#### Your goal:
Emit a verbatim copy of the lines below from the line with "Give me the Altair source for this chart." through the line with "import pandas as pd", excluding pictures and everything outside that range.

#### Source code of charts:
## Begin
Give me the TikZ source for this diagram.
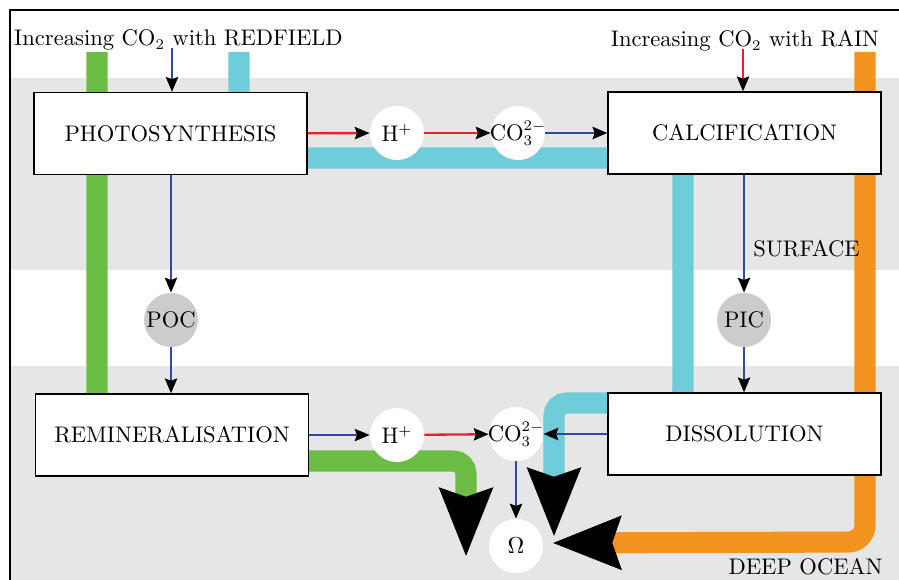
\documentclass[tikz,border=0pt]{standalone}
\usetikzlibrary{arrows.meta}
\definecolor{bandgray}{RGB}{230,230,230}
\definecolor{poolgray}{RGB}{204,204,204}
\definecolor{pipegreen}{RGB}{108,189,69}
\definecolor{pipecyan}{RGB}{111,205,217}
\definecolor{pipeorange}{RGB}{243,148,32}
\definecolor{fluxblue}{RGB}{45,75,165}
\definecolor{fluxred}{RGB}{236,32,40}
\tikzset{
  every node/.style={font=\fontsize{10.7}{12.8}\selectfont},
  pipe/.style={line width=10pt, rounded corners=6pt,
    -{Stealth[length=32pt,width=24pt,inset=3.5pt,color=black]}},
  flux/.style={line width=1.1pt,
    -{Stealth[length=7pt,width=5.8pt,inset=1pt,color=black]}},
  process/.style={draw=black, fill=white, line width=0.6pt,
    minimum width=129.4pt, minimum height=38.9pt, inner sep=0pt},
  ion/.style={circle, fill=white, minimum size=25.6pt, inner sep=0pt},
  pool/.style={circle, fill=poolgray, minimum size=25.6pt, inner sep=0pt},
}
\newcommand{\carbonate}{\makebox[0pt]{CO$_3^{2-}$}}
\begin{document}
\begin{tikzpicture}[x=0.474pt,y=-0.474pt]
\useasboundingbox (0,0) rectangle (899,580);
% ocean layers
\fill[bandgray] (10,78) rectangle (899,270);
\fill[bandgray] (10,366) rectangle (899,580);
\draw[line width=1.3pt] (10,580) -- (10,10) -- (899,10);

% carbon pathways
\draw[pipe, pipegreen] (97,52) -- (97,461) -- (466,461) -- (466,557);
\draw[pipe, pipecyan] (239,52) -- (239,158) -- (683,158) -- (683,403) -- (554,403) -- (554,537);
\draw[pipe, pipeorange, rounded corners=8pt] (865,52) -- (865,542) -- (552,543);

% processes
\node[process] (photo) at (170.5,133.5) {PHOTOSYNTHESIS};
\node[process] (calc)  at (744.5,133)   {CALCIFICATION};
\node[process] (remin) at (172,435)     {REMINERALISATION};
\node[process] (diss)  at (744.5,434)   {DISSOLUTION};

% species
\node[ion]  (hup)    at (397,133) {H$^+$};
\node[ion]  (coup)   at (518,133) {\carbonate};
\node[pool] (poc)    at (171,320) {POC};
\node[pool] (pic)    at (744,320) {PIC};
\node[ion]  (hdown)  at (397,435) {H$^+$};
\node[ion]  (codown) at (516,434) {\carbonate};
\node[ion]  (omega)  at (516,546) {$\Omega$};

% labels
\node (redfield) at (178.5,40) {Increasing CO$_2$ with REDFIELD};
\node (rain) at (745,41) {Increasing CO$_2$ with RAIN};
\node[anchor=west] (surface) at (746,249) {SURFACE};
\node[anchor=east] (deep) at (890,567) {DEEP OCEAN};
\coordinate (redfieldin) at (172,48);
\coordinate (rainin) at (743,49);

% fluxes
\draw[flux, fluxblue] (redfieldin) -- (redfieldin |- photo.north);
\draw[flux, fluxred] (rainin) -- (rainin |- calc.north);
\draw[flux, fluxred] (photo) -- (hup);
\draw[flux, fluxred] (hup) -- (coup);
\draw[flux, fluxblue] (coup) -- (calc);
\draw[flux, fluxblue] (photo.south -| poc) -- (poc);
\draw[flux, fluxblue] (poc) -- (poc |- remin.north);
\draw[flux, fluxblue] (calc.south -| pic) -- (pic);
\draw[flux, fluxblue] (pic) -- (pic |- diss.north);
\draw[flux, fluxblue] (remin) -- (hdown);
\draw[flux, fluxred] (hdown) -- (codown);
\draw[flux, fluxblue] (diss) -- (codown);
\draw[flux, fluxblue] (codown) -- (omega);
\end{tikzpicture}
\end{document}
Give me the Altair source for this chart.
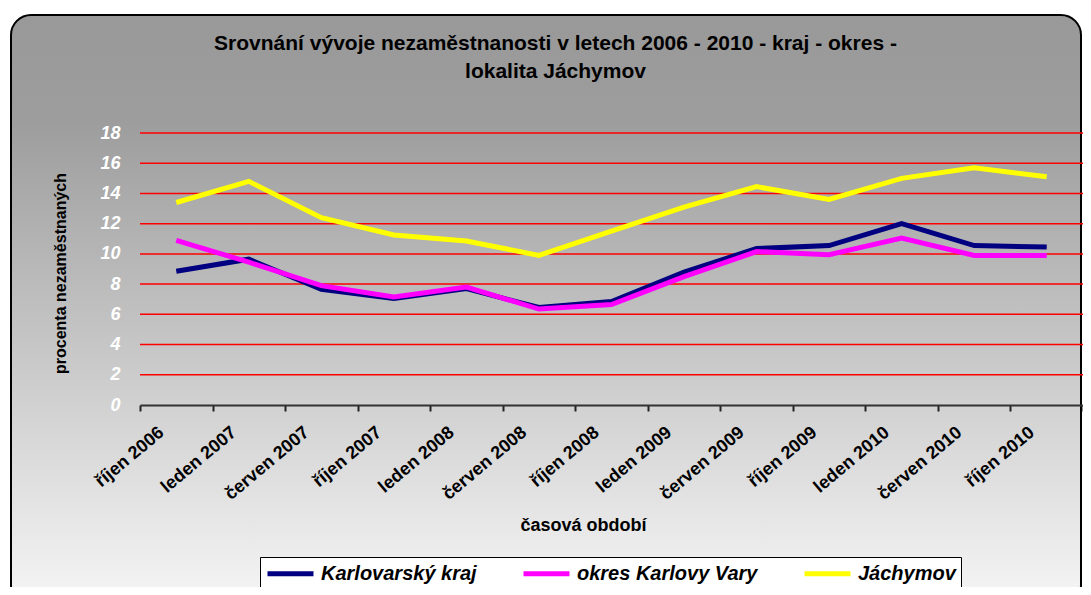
import altair as alt
import pandas as pd

periods = ["říjen 2006", "leden 2007", "červen 2007", "říjen 2007", "leden 2008",
           "červen 2008", "říjen 2008", "leden 2009", "červen 2009", "říjen 2009",
           "leden 2010", "červen 2010", "říjen 2010"]
series_names = ["Karlovarský kraj", "okres Karlovy Vary", "Jáchymov"]
kraj = [8.85, 9.65, 7.65, 7.05, 7.7, 6.45, 6.85, 8.8, 10.35, 10.55, 12.0, 10.55, 10.45]
okres = [10.9, 9.45, 7.9, 7.15, 7.8, 6.35, 6.65, 8.5, 10.15, 9.95, 11.05, 9.9, 9.9]
jachymov = [13.4, 14.8, 12.4, 11.25, 10.85, 9.9, 11.5, 13.1, 14.45, 13.6, 15.0, 15.7, 15.1]
y_ticks = [0, 2, 4, 6, 8, 10, 12, 14, 16, 18]
colors = ["#000080", "#ff00ff", "#ffff00"]

rows = []
for name, vals in zip(series_names, [kraj, okres, jachymov]):
    for p, v in zip(periods, vals):
        rows.append({"obdobi": p, "hodnota": v, "rada": name})
df = pd.DataFrame(rows)
grid_df = pd.DataFrame({"hodnota": y_ticks[1:]})

W, H = 943, 272

y_axis = alt.Axis(title="procenta nezaměstnaných", values=y_ticks,
                  labelFont="Liberation Sans", labelFontWeight="bold",
                  labelFontStyle="italic", labelFontSize=18, labelColor="white",
                  labelPadding=20, ticks=False, domain=False, grid=False, zindex=2,
                  titleFont="Liberation Sans", titleFontWeight="bold",
                  titleFontSize=16, titleColor="black",
                  titleX=-80, titleY=140, titleAngle=-90,
                  titleBaseline="middle", titleAlign="center")
y_scale = alt.Scale(domain=[0, 18], nice=False)

bg = alt.Chart(pd.DataFrame({"a": [0]})).mark_rect(
    cornerRadius=20,
    stroke="black",
    strokeWidth=2,
    color=alt.LinearGradient(
        gradient="linear", x1=0, y1=0, x2=0, y2=1,
        stops=[alt.GradientStop(color="#999999", offset=0),
               alt.GradientStop(color="#9d9d9d", offset=0.18),
               alt.GradientStop(color="#f6f6f6", offset=1)]),
).encode(
    x=alt.value(-129), x2=alt.value(941),
    y=alt.value(-118), y2=alt.value(H + 200),
)

grid = alt.Chart(grid_df).mark_rule(color="#ff0000", strokeWidth=1.5).encode(
    y=alt.Y("hodnota:Q", scale=y_scale, axis=y_axis),
    x=alt.value(0), x2=alt.value(W),
)

lines = alt.Chart(df).mark_line(strokeWidth=5, strokeCap="butt", strokeJoin="miter").encode(
    x=alt.X("obdobi:N", sort=periods,
            scale=alt.Scale(paddingInner=0, paddingOuter=0),
            axis=alt.Axis(title="časová období", labelAngle=-40, labelAlign="right",
                          labelBaseline="middle", labelOffset=-15, labelPadding=19,
                          labelFont="Liberation Sans", labelFontWeight="bold",
                          labelFontSize=18, labelColor="black",
                          tickBand="extent", tickSize=6, tickColor="#222222", tickWidth=2,
                          domainColor="#333333", domainWidth=2, zindex=2,
                          titleFont="Liberation Sans", titleFontWeight="bold",
                          titleFontSize=18, titleColor="black",
                          titleX=443, titleY=120, titleBaseline="middle", titleAlign="center")),
    y=alt.Y("hodnota:Q", scale=y_scale, axis=y_axis),
    color=alt.Color("rada:N", sort=series_names,
                    scale=alt.Scale(domain=series_names, range=colors),
                    legend=alt.Legend(title=None, orient="none", legendX=120, legendY=424,
                                      direction="horizontal", columns=3,
                                      symbolType="M-1,0H4.11", symbolStrokeWidth=5,
                                      symbolSize=324, labelOffset=33,
                                      labelFont="Liberation Sans", labelFontWeight="bold",
                                      labelFontStyle="italic", labelFontSize=20,
                                      labelColor="black", labelLimit=400,
                                      columnPadding=36, padding=5, zindex=2,
                                      fillColor="white", strokeColor="black")),
    detail="rada:N",
)

chart = alt.layer(bg, grid, lines).properties(
    width=W, height=H,
    padding={"left": 132, "top": 125, "right": 0, "bottom": 182},
    autosize=alt.AutoSizeParams(type="none"),
    title=alt.Title(["Srovnání vývoje nezaměstnanosti v letech 2006 - 2010 - kraj - okres -",
                     "lokalita Jáchymov"],
                    font="Liberation Sans", fontWeight="bold", fontSize=21,
                    color="black", anchor="middle", dx=-56, offset=-68, lineHeight=28,
                    zindex=2),
).configure_view(stroke=None).configure_title(zindex=2).configure(background="white")

chart.save("out.html", embed_options={"renderer": "svg", "actions": False})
## End
#### Written response:
Give me the Altair source for this chart.
import altair as alt
import pandas as pd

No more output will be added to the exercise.